--- Data provided ---

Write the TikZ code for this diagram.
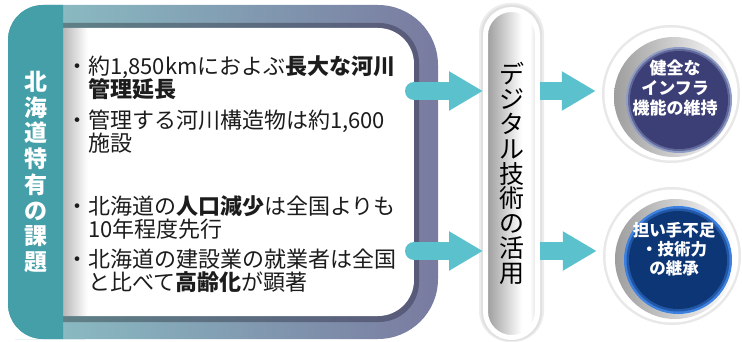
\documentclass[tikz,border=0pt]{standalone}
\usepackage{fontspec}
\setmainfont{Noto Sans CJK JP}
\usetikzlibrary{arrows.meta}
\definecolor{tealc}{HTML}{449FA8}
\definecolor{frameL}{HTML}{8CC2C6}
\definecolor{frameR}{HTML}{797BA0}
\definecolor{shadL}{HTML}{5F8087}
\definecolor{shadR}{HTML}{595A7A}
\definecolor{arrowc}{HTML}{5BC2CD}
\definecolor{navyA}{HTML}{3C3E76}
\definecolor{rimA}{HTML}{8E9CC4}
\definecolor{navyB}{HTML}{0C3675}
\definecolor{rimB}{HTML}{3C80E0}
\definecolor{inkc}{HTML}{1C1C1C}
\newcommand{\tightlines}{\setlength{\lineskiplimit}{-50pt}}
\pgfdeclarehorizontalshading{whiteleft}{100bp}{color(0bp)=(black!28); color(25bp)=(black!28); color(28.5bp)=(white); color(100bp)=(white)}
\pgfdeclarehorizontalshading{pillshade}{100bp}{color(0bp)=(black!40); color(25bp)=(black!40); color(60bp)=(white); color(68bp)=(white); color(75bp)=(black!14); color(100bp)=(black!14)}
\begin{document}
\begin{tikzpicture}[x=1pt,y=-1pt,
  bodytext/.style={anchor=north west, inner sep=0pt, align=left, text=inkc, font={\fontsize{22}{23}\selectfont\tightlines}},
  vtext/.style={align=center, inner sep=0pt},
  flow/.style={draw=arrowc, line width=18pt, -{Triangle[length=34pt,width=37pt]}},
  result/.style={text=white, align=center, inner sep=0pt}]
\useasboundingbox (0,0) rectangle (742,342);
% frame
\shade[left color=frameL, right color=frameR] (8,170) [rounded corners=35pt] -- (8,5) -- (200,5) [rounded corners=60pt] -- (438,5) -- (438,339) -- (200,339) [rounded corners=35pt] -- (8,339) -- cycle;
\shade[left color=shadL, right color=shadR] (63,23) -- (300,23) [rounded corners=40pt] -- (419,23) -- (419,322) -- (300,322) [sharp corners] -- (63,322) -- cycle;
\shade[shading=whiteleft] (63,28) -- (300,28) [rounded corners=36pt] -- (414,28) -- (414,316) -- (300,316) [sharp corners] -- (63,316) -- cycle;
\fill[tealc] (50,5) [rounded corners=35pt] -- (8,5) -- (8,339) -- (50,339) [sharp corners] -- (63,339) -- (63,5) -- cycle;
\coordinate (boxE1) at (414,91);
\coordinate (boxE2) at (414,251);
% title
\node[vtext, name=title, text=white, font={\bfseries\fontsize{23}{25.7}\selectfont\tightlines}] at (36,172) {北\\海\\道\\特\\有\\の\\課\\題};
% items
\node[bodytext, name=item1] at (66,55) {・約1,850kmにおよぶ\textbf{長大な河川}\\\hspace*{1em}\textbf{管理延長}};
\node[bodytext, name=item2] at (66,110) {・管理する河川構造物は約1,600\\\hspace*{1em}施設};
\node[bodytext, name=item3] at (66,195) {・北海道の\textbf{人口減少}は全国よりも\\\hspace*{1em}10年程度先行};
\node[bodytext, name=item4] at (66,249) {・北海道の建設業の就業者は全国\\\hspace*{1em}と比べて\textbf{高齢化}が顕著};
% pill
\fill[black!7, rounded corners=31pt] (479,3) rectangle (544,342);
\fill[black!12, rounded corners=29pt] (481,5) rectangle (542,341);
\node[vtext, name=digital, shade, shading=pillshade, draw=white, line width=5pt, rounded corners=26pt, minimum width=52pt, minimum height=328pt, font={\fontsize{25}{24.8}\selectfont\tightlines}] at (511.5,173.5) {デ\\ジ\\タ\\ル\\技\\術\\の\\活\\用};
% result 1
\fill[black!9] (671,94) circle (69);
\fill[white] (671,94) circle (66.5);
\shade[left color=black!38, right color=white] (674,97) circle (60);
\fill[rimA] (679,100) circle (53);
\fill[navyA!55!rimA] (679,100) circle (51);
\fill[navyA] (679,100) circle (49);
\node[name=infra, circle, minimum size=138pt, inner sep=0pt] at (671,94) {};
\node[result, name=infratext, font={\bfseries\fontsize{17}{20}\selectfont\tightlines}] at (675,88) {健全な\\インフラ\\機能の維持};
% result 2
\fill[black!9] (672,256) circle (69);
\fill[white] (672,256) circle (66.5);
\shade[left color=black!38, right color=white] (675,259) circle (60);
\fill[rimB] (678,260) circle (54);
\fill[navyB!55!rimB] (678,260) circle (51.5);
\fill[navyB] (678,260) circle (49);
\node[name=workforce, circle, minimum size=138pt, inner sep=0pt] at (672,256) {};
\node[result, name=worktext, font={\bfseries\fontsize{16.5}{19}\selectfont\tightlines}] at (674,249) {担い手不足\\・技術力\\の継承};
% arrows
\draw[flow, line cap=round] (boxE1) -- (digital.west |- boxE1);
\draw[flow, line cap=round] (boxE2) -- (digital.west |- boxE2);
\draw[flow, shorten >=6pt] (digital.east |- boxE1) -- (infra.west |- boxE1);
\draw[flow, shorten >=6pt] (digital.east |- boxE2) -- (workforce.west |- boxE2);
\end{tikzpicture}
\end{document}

---

● **What you are asked to do**
Copy out all the data exactly; skip the pictures.

● **Solution for this task**
Write the TikZ code for this diagram.
\documentclass[tikz,border=0pt]{standalone}
\usepackage{fontspec}
\setmainfont{Noto Sans CJK JP}
\usetikzlibrary{arrows.meta}
\definecolor{tealc}{HTML}{449FA8}
\definecolor{frameL}{HTML}{8CC2C6}
\definecolor{frameR}{HTML}{797BA0}
\definecolor{shadL}{HTML}{5F8087}
\definecolor{shadR}{HTML}{595A7A}
\definecolor{arrowc}{HTML}{5BC2CD}
\definecolor{navyA}{HTML}{3C3E76}
\definecolor{rimA}{HTML}{8E9CC4}
\definecolor{navyB}{HTML}{0C3675}
\definecolor{rimB}{HTML}{3C80E0}
\definecolor{inkc}{HTML}{1C1C1C}
\newcommand{\tightlines}{\setlength{\lineskiplimit}{-50pt}}
\pgfdeclarehorizontalshading{whiteleft}{100bp}{color(0bp)=(black!28); color(25bp)=(black!28); color(28.5bp)=(white); color(100bp)=(white)}
\pgfdeclarehorizontalshading{pillshade}{100bp}{color(0bp)=(black!40); color(25bp)=(black!40); color(60bp)=(white); color(68bp)=(white); color(75bp)=(black!14); color(100bp)=(black!14)}
\begin{document}
\begin{tikzpicture}[x=1pt,y=-1pt,
  bodytext/.style={anchor=north west, inner sep=0pt, align=left, text=inkc, font={\fontsize{22}{23}\selectfont\tightlines}},
  vtext/.style={align=center, inner sep=0pt},
  flow/.style={draw=arrowc, line width=18pt, -{Triangle[length=34pt,width=37pt]}},
  result/.style={text=white, align=center, inner sep=0pt}]
\useasboundingbox (0,0) rectangle (742,342);
% frame
\shade[left color=frameL, right color=frameR] (8,170) [rounded corners=35pt] -- (8,5) -- (200,5) [rounded corners=60pt] -- (438,5) -- (438,339) -- (200,339) [rounded corners=35pt] -- (8,339) -- cycle;
\shade[left color=shadL, right color=shadR] (63,23) -- (300,23) [rounded corners=40pt] -- (419,23) -- (419,322) -- (300,322) [sharp corners] -- (63,322) -- cycle;
\shade[shading=whiteleft] (63,28) -- (300,28) [rounded corners=36pt] -- (414,28) -- (414,316) -- (300,316) [sharp corners] -- (63,316) -- cycle;
\fill[tealc] (50,5) [rounded corners=35pt] -- (8,5) -- (8,339) -- (50,339) [sharp corners] -- (63,339) -- (63,5) -- cycle;
\coordinate (boxE1) at (414,91);
\coordinate (boxE2) at (414,251);
% title
\node[vtext, name=title, text=white, font={\bfseries\fontsize{23}{25.7}\selectfont\tightlines}] at (36,172) {北\\海\\道\\特\\有\\の\\課\\題};
% items
\node[bodytext, name=item1] at (66,55) {・約1,850kmにおよぶ\textbf{長大な河川}\\\hspace*{1em}\textbf{管理延長}};
\node[bodytext, name=item2] at (66,110) {・管理する河川構造物は約1,600\\\hspace*{1em}施設};
\node[bodytext, name=item3] at (66,195) {・北海道の\textbf{人口減少}は全国よりも\\\hspace*{1em}10年程度先行};
\node[bodytext, name=item4] at (66,249) {・北海道の建設業の就業者は全国\\\hspace*{1em}と比べて\textbf{高齢化}が顕著};
% pill
\fill[black!7, rounded corners=31pt] (479,3) rectangle (544,342);
\fill[black!12, rounded corners=29pt] (481,5) rectangle (542,341);
\node[vtext, name=digital, shade, shading=pillshade, draw=white, line width=5pt, rounded corners=26pt, minimum width=52pt, minimum height=328pt, font={\fontsize{25}{24.8}\selectfont\tightlines}] at (511.5,173.5) {デ\\ジ\\タ\\ル\\技\\術\\の\\活\\用};
% result 1
\fill[black!9] (671,94) circle (69);
\fill[white] (671,94) circle (66.5);
\shade[left color=black!38, right color=white] (674,97) circle (60);
\fill[rimA] (679,100) circle (53);
\fill[navyA!55!rimA] (679,100) circle (51);
\fill[navyA] (679,100) circle (49);
\node[name=infra, circle, minimum size=138pt, inner sep=0pt] at (671,94) {};
\node[result, name=infratext, font={\bfseries\fontsize{17}{20}\selectfont\tightlines}] at (675,88) {健全な\\インフラ\\機能の維持};
% result 2
\fill[black!9] (672,256) circle (69);
\fill[white] (672,256) circle (66.5);
\shade[left color=black!38, right color=white] (675,259) circle (60);
\fill[rimB] (678,260) circle (54);
\fill[navyB!55!rimB] (678,260) circle (51.5);
\fill[navyB] (678,260) circle (49);
\node[name=workforce, circle, minimum size=138pt, inner sep=0pt] at (672,256) {};
\node[result, name=worktext, font={\bfseries\fontsize{16.5}{19}\selectfont\tightlines}] at (674,249) {担い手不足\\・技術力\\の継承};
% arrows
\draw[flow, line cap=round] (boxE1) -- (digital.west |- boxE1);
\draw[flow, line cap=round] (boxE2) -- (digital.west |- boxE2);
\draw[flow, shorten >=6pt] (digital.east |- boxE1) -- (infra.west |- boxE1);
\draw[flow, shorten >=6pt] (digital.east |- boxE2) -- (workforce.west |- boxE2);
\end{tikzpicture}
\end{document}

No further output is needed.